Drop every picture. Then return, exactly, the lines from the beginning of the listing below through the one containing "-0.061, -0.055, -0.051]".

===== SUPPLIED INFORMATION =====

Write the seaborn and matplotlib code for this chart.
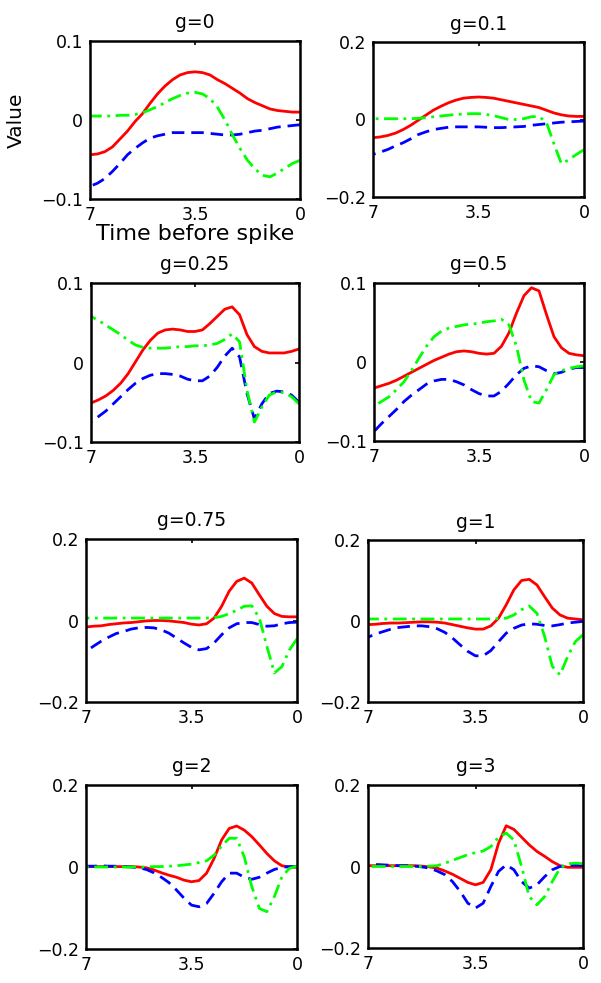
import numpy as np
import pandas as pd
import matplotlib
matplotlib.use("Agg")
import matplotlib.pyplot as plt
import seaborn as sns

# time before spike, read from 7 down to 0 in steps of 0.25
t = np.linspace(7, 0, 29)

red_g0 = [-0.044, -0.043, -0.040, -0.034, -0.024, -0.014, -0.002, 0.008, 0.021, 0.033, 0.043, 0.051, 0.057, 0.060, 0.061,
          0.060, 0.057, 0.051, 0.046, 0.040, 0.034, 0.027, 0.022, 0.018, 0.014, 0.012, 0.011, 0.010, 0.010]
blue_g0 = [-0.084, -0.080, -0.074, -0.065, -0.055, -0.044, -0.036, -0.029, -0.023, -0.020, -0.018, -0.016, -0.016, -0.016, -0.016,
           -0.016, -0.017, -0.018, -0.019, -0.019, -0.018, -0.016, -0.014, -0.013, -0.011, -0.009, -0.008, -0.007, -0.006]
green_g0 = [0.005, 0.005, 0.005, 0.005, 0.006, 0.006, 0.007, 0.009, 0.013, 0.017, 0.022, 0.027, 0.031, 0.034, 0.035,
            0.033, 0.027, 0.016, 0.000, -0.019, -0.036, -0.051, -0.062, -0.070, -0.072, -0.067, -0.061, -0.055, -0.051]

red_g01 = [-0.047, -0.045, -0.041, -0.035, -0.026, -0.015, -0.002, 0.011, 0.024, 0.034, 0.043, 0.050, 0.055, 0.057, 0.058,
           0.057, 0.055, 0.051, 0.047, 0.043, 0.039, 0.035, 0.031, 0.024, 0.017, 0.012, 0.009, 0.008, 0.008]
blue_g01 = [-0.090, -0.084, -0.077, -0.068, -0.060, -0.050, -0.039, -0.032, -0.026, -0.023, -0.020, -0.019, -0.019, -0.019, -0.019,
            -0.020, -0.021, -0.021, -0.020, -0.019, -0.018, -0.015, -0.013, -0.011, -0.009, -0.007, -0.006, -0.005, -0.004]
green_g01 = [0.002, 0.002, 0.002, 0.002, 0.002, 0.002, 0.003, 0.005, 0.007, 0.009, 0.011, 0.013, 0.014, 0.015, 0.015,
             0.013, 0.010, 0.005, 0.000, 0.000, 0.002, 0.007, 0.008, -0.007, -0.062, -0.114, -0.104, -0.090, -0.078]

red_g025 = [-0.051, -0.047, -0.042, -0.035, -0.026, -0.014, 0.001, 0.016, 0.028, 0.037, 0.041, 0.042, 0.041, 0.039, 0.039,
            0.041, 0.049, 0.058, 0.067, 0.070, 0.060, 0.035, 0.020, 0.014, 0.012, 0.012, 0.012, 0.014, 0.017]
blue_g025 = [-0.075, -0.068, -0.061, -0.052, -0.043, -0.034, -0.026, -0.020, -0.016, -0.014, -0.014, -0.015, -0.017, -0.021, -0.023,
             -0.023, -0.017, -0.006, 0.008, 0.018, 0.007, -0.039, -0.071, -0.052, -0.039, -0.036, -0.037, -0.041, -0.050]
green_g025 = [0.058, 0.053, 0.047, 0.041, 0.035, 0.028, 0.022, 0.019, 0.018, 0.018, 0.018, 0.019, 0.020, 0.020, 0.021,
              0.021, 0.022, 0.024, 0.029, 0.036, 0.026, -0.035, -0.075, -0.056, -0.041, -0.037, -0.038, -0.043, -0.052]

red_g05 = [-0.033, -0.030, -0.027, -0.023, -0.018, -0.013, -0.008, -0.003, 0.002, 0.006, 0.010, 0.013, 0.014, 0.013, 0.011,
           0.010, 0.011, 0.020, 0.037, 0.062, 0.084, 0.094, 0.090, 0.060, 0.032, 0.018, 0.011, 0.009, 0.008]
blue_g05 = [-0.088, -0.078, -0.069, -0.060, -0.050, -0.042, -0.035, -0.028, -0.024, -0.022, -0.022, -0.025, -0.029, -0.035, -0.040,
            -0.043, -0.043, -0.037, -0.027, -0.016, -0.008, -0.005, -0.006, -0.011, -0.015, -0.013, -0.009, -0.007, -0.007]
green_g05 = [-0.056, -0.050, -0.044, -0.035, -0.025, -0.011, 0.005, 0.020, 0.032, 0.039, 0.043, 0.045, 0.047, 0.048, 0.049,
             0.051, 0.052, 0.054, 0.047, 0.020, -0.023, -0.050, -0.052, -0.035, -0.016, -0.011, -0.008, -0.006, -0.005]

red_g075 = [-0.016, -0.014, -0.013, -0.010, -0.008, -0.006, -0.005, -0.003, -0.001, 0.000, 0.000, -0.001, -0.003, -0.005, -0.009,
            -0.011, -0.008, 0.006, 0.035, 0.072, 0.096, 0.104, 0.092, 0.063, 0.035, 0.017, 0.010, 0.009, 0.009]
blue_g075 = [-0.076, -0.063, -0.051, -0.041, -0.032, -0.027, -0.021, -0.018, -0.017, -0.018, -0.023, -0.031, -0.043, -0.055, -0.066,
             -0.072, -0.069, -0.055, -0.035, -0.018, -0.008, -0.005, -0.005, -0.010, -0.014, -0.013, -0.008, -0.005, -0.004]
green_g075 = [0.006, 0.006, 0.006, 0.006, 0.006, 0.006, 0.006, 0.006, 0.006, 0.006, 0.006, 0.006, 0.006, 0.006, 0.006,
              0.006, 0.006, 0.007, 0.010, 0.017, 0.025, 0.035, 0.036, 0.006, -0.063, -0.129, -0.113, -0.072, -0.045]

red_g1 = [-0.009, -0.008, -0.006, -0.005, -0.005, -0.004, -0.003, -0.002, -0.002, -0.003, -0.005, -0.009, -0.013, -0.017, -0.020,
          -0.020, -0.012, 0.007, 0.040, 0.077, 0.100, 0.103, 0.089, 0.060, 0.032, 0.015, 0.007, 0.005, 0.003]
blue_g1 = [-0.040, -0.032, -0.026, -0.020, -0.016, -0.014, -0.012, -0.012, -0.014, -0.019, -0.028, -0.042, -0.059, -0.075, -0.086,
           -0.086, -0.073, -0.051, -0.030, -0.018, -0.010, -0.007, -0.008, -0.011, -0.012, -0.009, -0.005, -0.003, -0.001]
green_g1 = [0.005, 0.005, 0.005, 0.005, 0.005, 0.005, 0.005, 0.005, 0.005, 0.005, 0.005, 0.005, 0.005, 0.005, 0.005,
            0.005, 0.005, 0.006, 0.007, 0.015, 0.028, 0.037, 0.019, -0.038, -0.112, -0.133, -0.088, -0.051, -0.034]

red_g2 = [0.001, 0.001, 0.001, 0.001, 0.001, 0.001, 0.001, 0.000, -0.002, -0.007, -0.014, -0.020, -0.025, -0.032, -0.036,
          -0.033, -0.015, 0.021, 0.066, 0.094, 0.100, 0.090, 0.074, 0.054, 0.033, 0.015, 0.003, 0.000, -0.001]
blue_g2 = [0.002, 0.002, 0.003, 0.002, 0.002, 0.001, 0.000, -0.002, -0.006, -0.014, -0.025, -0.038, -0.056, -0.076, -0.093,
           -0.097, -0.089, -0.064, -0.036, -0.015, -0.015, -0.025, -0.030, -0.025, -0.015, -0.006, -0.001, 0.001, 0.001]
green_g2 = [0.000, 0.000, 0.000, 0.000, 0.000, 0.000, 0.000, 0.000, 0.000, 0.001, 0.001, 0.002, 0.003, 0.005, 0.007,
            0.011, 0.015, 0.029, 0.051, 0.070, 0.070, 0.025, -0.048, -0.101, -0.109, -0.072, -0.024, -0.003, 0.002]

red_g3 = [0.002, 0.002, 0.002, 0.002, 0.002, 0.002, 0.002, 0.001, -0.001, -0.004, -0.011, -0.019, -0.029, -0.039, -0.045,
          -0.039, -0.008, 0.057, 0.100, 0.091, 0.072, 0.053, 0.037, 0.025, 0.012, 0.002, -0.002, -0.002, -0.002]
blue_g3 = [0.004, 0.005, 0.004, 0.003, 0.002, 0.002, 0.001, -0.001, -0.004, -0.011, -0.020, -0.037, -0.061, -0.090, -0.102,
           -0.090, -0.049, -0.012, 0.004, -0.008, -0.037, -0.053, -0.045, -0.025, -0.008, 0.000, 0.002, 0.003, 0.002]
green_g3 = [0.000, 0.000, 0.000, 0.000, 0.000, 0.000, 0.000, 0.000, 0.001, 0.002, 0.008, 0.015, 0.022, 0.029, 0.034,
            0.038, 0.049, 0.072, 0.082, 0.065, 0.000, -0.074, -0.094, -0.074, -0.037, -0.004, 0.007, 0.008, 0.007]

titles = ["g=0", "g=0.1", "g=0.25", "g=0.5", "g=0.75", "g=1", "g=2", "g=3"]
red = [red_g0, red_g01, red_g025, red_g05, red_g075, red_g1, red_g2, red_g3]
blue = [blue_g0, blue_g01, blue_g025, blue_g05, blue_g075, blue_g1, blue_g2, blue_g3]
green = [green_g0, green_g01, green_g025, green_g05, green_g075, green_g1, green_g2, green_g3]
ylims = [0.1, 0.2, 0.1, 0.1, 0.2, 0.2, 0.2, 0.2]

# axes boxes in pixels: left, right, top, bottom
boxes = [(90, 300, 41, 199), (373, 584, 42, 197),
         (91, 299, 283, 442), (374, 584, 283, 441),
         (86, 297, 539, 702), (368, 583, 540, 702),
         (86, 297, 785, 949), (368, 583, 785, 948)]

sns.set_style("white")
plt.rcParams["font.family"] = ["DejaVu Sans"]
plt.rcParams["axes.unicode_minus"] = True
plt.rcParams["text.color"] = "black"
plt.rcParams["axes.labelcolor"] = "black"

W, H = 601, 983
fig = plt.figure(figsize=(W / 100, H / 100), dpi=100)

for i, title in enumerate(titles):
    l, r, tp, b = boxes[i]
    ax = fig.add_axes([l / W, 1 - b / H, (r - l) / W, (b - tp) / H])
    df = pd.DataFrame({"t": t, "red": red[i], "blue": blue[i], "green": green[i]})
    sns.lineplot(data=df, x="t", y="red", ax=ax, color="#ff0000", lw=2)
    sns.lineplot(data=df, x="t", y="blue", ax=ax, color="#0000ff", lw=2, linestyle=(0, (4.5, 2.5)))
    sns.lineplot(data=df, x="t", y="green", ax=ax, color="#00ff00", lw=2, linestyle=(0, (5, 2, 1, 2)))
    ax.set_xlim(7, 0)
    lim = ylims[i]
    ax.set_ylim(-lim, lim)
    ax.set_xticks([7, 3.5, 0])
    ax.set_xticklabels(["7", "3.5", "0"])
    ax.set_yticks([-lim, 0, lim])
    ax.set_yticklabels(["\u2212%g" % lim, "0", "%g" % lim])
    ax.tick_params(direction="in", length=3, width=1.2, top=True, right=True,
                   labelsize=12.5, pad=5, colors="black")
    for sp in ax.spines.values():
        sp.set_linewidth(1.8)
        sp.set_color("black")
    ax.set_title(title, fontsize=13.5, pad=9, color="black")
    if i == 0:
        ax.set_xlabel("Time before spike", fontsize=16, labelpad=0)
        ax.set_ylabel("Value", fontsize=14.5, labelpad=11)
    else:
        ax.set_xlabel("")
        ax.set_ylabel("")

fig.savefig("out.png", dpi=100)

=====

:: RESULT ::
Write the seaborn and matplotlib code for this chart.
import numpy as np
import pandas as pd
import matplotlib
matplotlib.use("Agg")
import matplotlib.pyplot as plt
import seaborn as sns

# time before spike, read from 7 down to 0 in steps of 0.25
t = np.linspace(7, 0, 29)

red_g0 = [-0.044, -0.043, -0.040, -0.034, -0.024, -0.014, -0.002, 0.008, 0.021, 0.033, 0.043, 0.051, 0.057, 0.060, 0.061,
          0.060, 0.057, 0.051, 0.046, 0.040, 0.034, 0.027, 0.022, 0.018, 0.014, 0.012, 0.011, 0.010, 0.010]
blue_g0 = [-0.084, -0.080, -0.074, -0.065, -0.055, -0.044, -0.036, -0.029, -0.023, -0.020, -0.018, -0.016, -0.016, -0.016, -0.016,
           -0.016, -0.017, -0.018, -0.019, -0.019, -0.018, -0.016, -0.014, -0.013, -0.011, -0.009, -0.008, -0.007, -0.006]
green_g0 = [0.005, 0.005, 0.005, 0.005, 0.006, 0.006, 0.007, 0.009, 0.013, 0.017, 0.022, 0.027, 0.031, 0.034, 0.035,
            0.033, 0.027, 0.016, 0.000, -0.019, -0.036, -0.051, -0.062, -0.070, -0.072, -0.067, -0.061, -0.055, -0.051]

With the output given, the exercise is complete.